What is needed — Consider the data that follows and state how many lines contain the string "chart", using the number alone.

Data provided —

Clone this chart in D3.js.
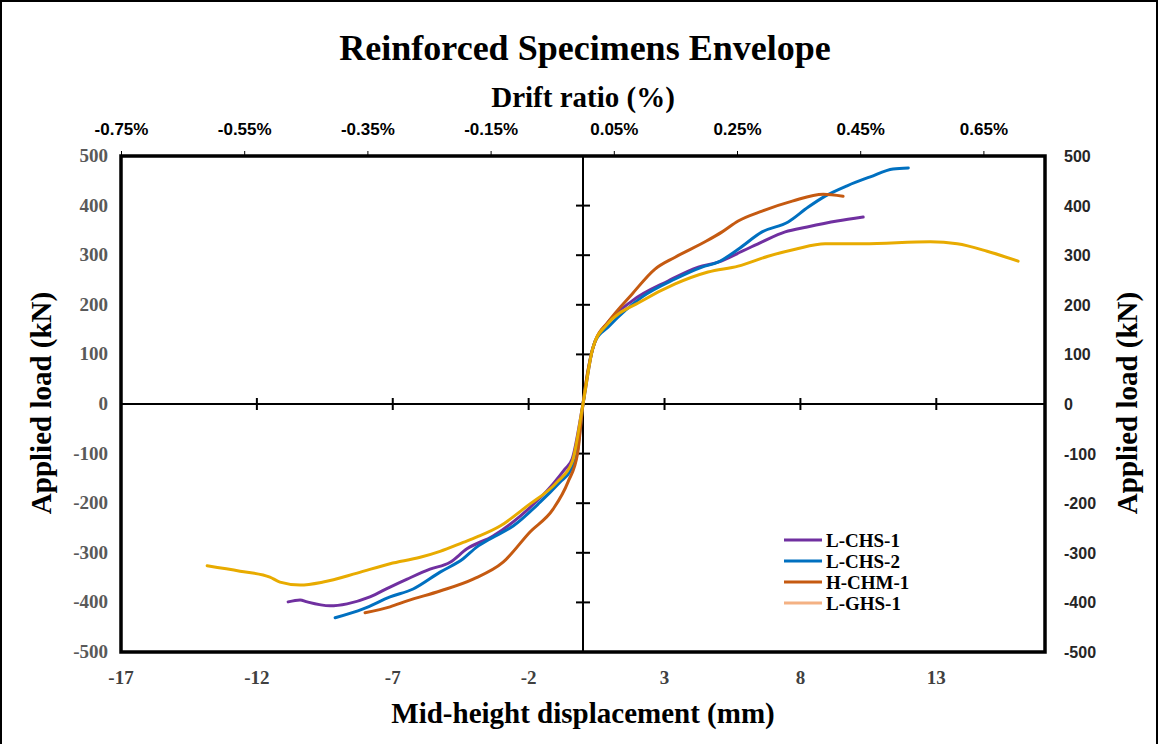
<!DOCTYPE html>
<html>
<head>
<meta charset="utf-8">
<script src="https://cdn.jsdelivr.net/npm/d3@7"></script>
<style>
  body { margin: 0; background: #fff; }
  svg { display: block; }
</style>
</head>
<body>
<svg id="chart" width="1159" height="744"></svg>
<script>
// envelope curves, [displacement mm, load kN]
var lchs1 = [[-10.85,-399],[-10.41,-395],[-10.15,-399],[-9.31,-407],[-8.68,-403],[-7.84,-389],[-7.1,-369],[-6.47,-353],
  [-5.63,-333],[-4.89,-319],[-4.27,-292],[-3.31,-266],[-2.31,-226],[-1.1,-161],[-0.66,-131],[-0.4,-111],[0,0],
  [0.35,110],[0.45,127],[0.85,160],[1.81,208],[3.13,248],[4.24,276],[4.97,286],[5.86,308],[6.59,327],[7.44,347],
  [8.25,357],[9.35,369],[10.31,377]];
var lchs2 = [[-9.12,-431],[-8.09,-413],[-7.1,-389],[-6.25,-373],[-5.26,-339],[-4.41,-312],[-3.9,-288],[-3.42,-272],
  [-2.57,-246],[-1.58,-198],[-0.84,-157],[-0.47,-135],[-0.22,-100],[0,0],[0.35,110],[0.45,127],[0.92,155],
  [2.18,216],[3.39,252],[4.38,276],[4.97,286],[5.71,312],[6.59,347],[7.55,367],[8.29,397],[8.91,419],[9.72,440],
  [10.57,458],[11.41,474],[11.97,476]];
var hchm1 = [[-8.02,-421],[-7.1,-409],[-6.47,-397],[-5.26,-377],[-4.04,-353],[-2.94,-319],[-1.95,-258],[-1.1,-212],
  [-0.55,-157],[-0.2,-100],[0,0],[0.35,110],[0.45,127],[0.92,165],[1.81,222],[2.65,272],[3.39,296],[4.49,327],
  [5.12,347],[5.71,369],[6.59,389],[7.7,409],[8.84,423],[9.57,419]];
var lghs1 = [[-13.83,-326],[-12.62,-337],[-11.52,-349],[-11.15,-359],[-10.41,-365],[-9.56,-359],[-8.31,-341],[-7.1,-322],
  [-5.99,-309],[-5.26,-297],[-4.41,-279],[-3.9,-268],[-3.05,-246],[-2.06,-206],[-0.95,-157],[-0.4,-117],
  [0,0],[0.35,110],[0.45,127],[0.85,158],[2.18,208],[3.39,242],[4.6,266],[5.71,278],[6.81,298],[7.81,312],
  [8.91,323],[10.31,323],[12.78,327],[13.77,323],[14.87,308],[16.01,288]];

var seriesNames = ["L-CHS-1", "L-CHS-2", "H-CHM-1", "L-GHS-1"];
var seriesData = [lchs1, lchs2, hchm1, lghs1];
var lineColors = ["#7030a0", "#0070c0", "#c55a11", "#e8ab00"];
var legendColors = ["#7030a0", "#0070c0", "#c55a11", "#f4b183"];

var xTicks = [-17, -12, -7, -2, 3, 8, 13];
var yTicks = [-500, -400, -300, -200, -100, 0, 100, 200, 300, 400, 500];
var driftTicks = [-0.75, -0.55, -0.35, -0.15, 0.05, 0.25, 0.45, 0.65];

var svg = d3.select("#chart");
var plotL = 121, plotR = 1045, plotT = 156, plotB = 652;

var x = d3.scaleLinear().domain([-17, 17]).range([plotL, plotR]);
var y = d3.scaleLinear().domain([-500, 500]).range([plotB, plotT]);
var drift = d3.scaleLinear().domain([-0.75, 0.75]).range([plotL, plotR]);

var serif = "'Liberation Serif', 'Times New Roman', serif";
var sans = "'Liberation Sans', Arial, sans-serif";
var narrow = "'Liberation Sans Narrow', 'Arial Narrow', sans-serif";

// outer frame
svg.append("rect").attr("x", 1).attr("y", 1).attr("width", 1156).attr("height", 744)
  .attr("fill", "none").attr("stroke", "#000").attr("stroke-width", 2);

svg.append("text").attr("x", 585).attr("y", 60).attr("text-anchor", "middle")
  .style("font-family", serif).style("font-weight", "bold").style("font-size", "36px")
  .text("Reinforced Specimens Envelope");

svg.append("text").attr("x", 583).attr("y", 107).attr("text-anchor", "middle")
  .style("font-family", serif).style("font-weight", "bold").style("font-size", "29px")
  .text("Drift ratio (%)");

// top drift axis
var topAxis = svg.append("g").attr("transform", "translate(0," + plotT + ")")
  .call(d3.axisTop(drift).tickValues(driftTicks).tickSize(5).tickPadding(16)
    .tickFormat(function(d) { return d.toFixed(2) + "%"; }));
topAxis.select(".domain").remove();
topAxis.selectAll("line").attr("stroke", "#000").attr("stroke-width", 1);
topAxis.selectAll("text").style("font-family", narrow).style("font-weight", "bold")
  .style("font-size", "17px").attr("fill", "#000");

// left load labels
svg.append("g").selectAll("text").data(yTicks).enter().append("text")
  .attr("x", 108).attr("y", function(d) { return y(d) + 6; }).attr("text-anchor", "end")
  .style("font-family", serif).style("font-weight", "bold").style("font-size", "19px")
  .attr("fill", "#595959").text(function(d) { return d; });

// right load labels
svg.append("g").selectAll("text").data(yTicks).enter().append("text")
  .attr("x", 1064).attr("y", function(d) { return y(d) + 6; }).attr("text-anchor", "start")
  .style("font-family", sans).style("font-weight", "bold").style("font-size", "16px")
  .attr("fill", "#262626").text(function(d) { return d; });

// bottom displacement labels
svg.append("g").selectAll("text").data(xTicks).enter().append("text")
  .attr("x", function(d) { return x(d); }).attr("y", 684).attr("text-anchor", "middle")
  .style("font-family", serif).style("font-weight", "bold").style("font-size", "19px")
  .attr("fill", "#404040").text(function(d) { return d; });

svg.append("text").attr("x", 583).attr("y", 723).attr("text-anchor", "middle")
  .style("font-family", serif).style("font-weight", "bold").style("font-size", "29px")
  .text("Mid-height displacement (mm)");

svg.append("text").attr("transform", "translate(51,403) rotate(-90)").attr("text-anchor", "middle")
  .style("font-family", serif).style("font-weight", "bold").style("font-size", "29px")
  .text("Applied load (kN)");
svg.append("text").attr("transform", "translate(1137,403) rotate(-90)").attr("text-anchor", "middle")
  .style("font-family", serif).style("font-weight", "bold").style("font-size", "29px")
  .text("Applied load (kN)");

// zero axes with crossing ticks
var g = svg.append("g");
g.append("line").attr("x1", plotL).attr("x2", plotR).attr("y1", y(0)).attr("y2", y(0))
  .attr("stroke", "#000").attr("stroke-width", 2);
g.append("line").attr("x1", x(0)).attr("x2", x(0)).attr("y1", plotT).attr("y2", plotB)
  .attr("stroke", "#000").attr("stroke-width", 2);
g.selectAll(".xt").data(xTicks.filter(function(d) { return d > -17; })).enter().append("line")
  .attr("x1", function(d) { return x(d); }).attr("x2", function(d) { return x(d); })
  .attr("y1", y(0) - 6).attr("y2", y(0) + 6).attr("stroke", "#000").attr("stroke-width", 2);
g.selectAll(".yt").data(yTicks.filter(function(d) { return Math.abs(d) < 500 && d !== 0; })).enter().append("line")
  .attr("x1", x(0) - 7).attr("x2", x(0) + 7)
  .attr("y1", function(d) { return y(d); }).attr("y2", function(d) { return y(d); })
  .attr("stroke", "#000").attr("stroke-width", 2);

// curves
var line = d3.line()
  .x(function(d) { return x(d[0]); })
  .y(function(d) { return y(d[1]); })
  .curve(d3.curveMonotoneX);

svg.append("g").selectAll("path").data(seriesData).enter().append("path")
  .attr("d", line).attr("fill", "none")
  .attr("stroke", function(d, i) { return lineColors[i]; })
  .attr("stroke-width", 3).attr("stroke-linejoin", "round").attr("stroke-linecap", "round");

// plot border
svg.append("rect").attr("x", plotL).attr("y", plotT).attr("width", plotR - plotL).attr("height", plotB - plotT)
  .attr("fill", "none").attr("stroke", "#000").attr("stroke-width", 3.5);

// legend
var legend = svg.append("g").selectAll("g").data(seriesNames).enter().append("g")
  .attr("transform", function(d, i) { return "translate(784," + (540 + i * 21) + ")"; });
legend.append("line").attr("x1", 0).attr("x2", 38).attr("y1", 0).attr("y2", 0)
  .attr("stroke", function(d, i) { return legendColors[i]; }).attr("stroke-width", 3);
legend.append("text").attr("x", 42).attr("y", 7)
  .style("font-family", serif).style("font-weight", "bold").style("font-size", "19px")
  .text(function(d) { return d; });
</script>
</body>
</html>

Complete response — 3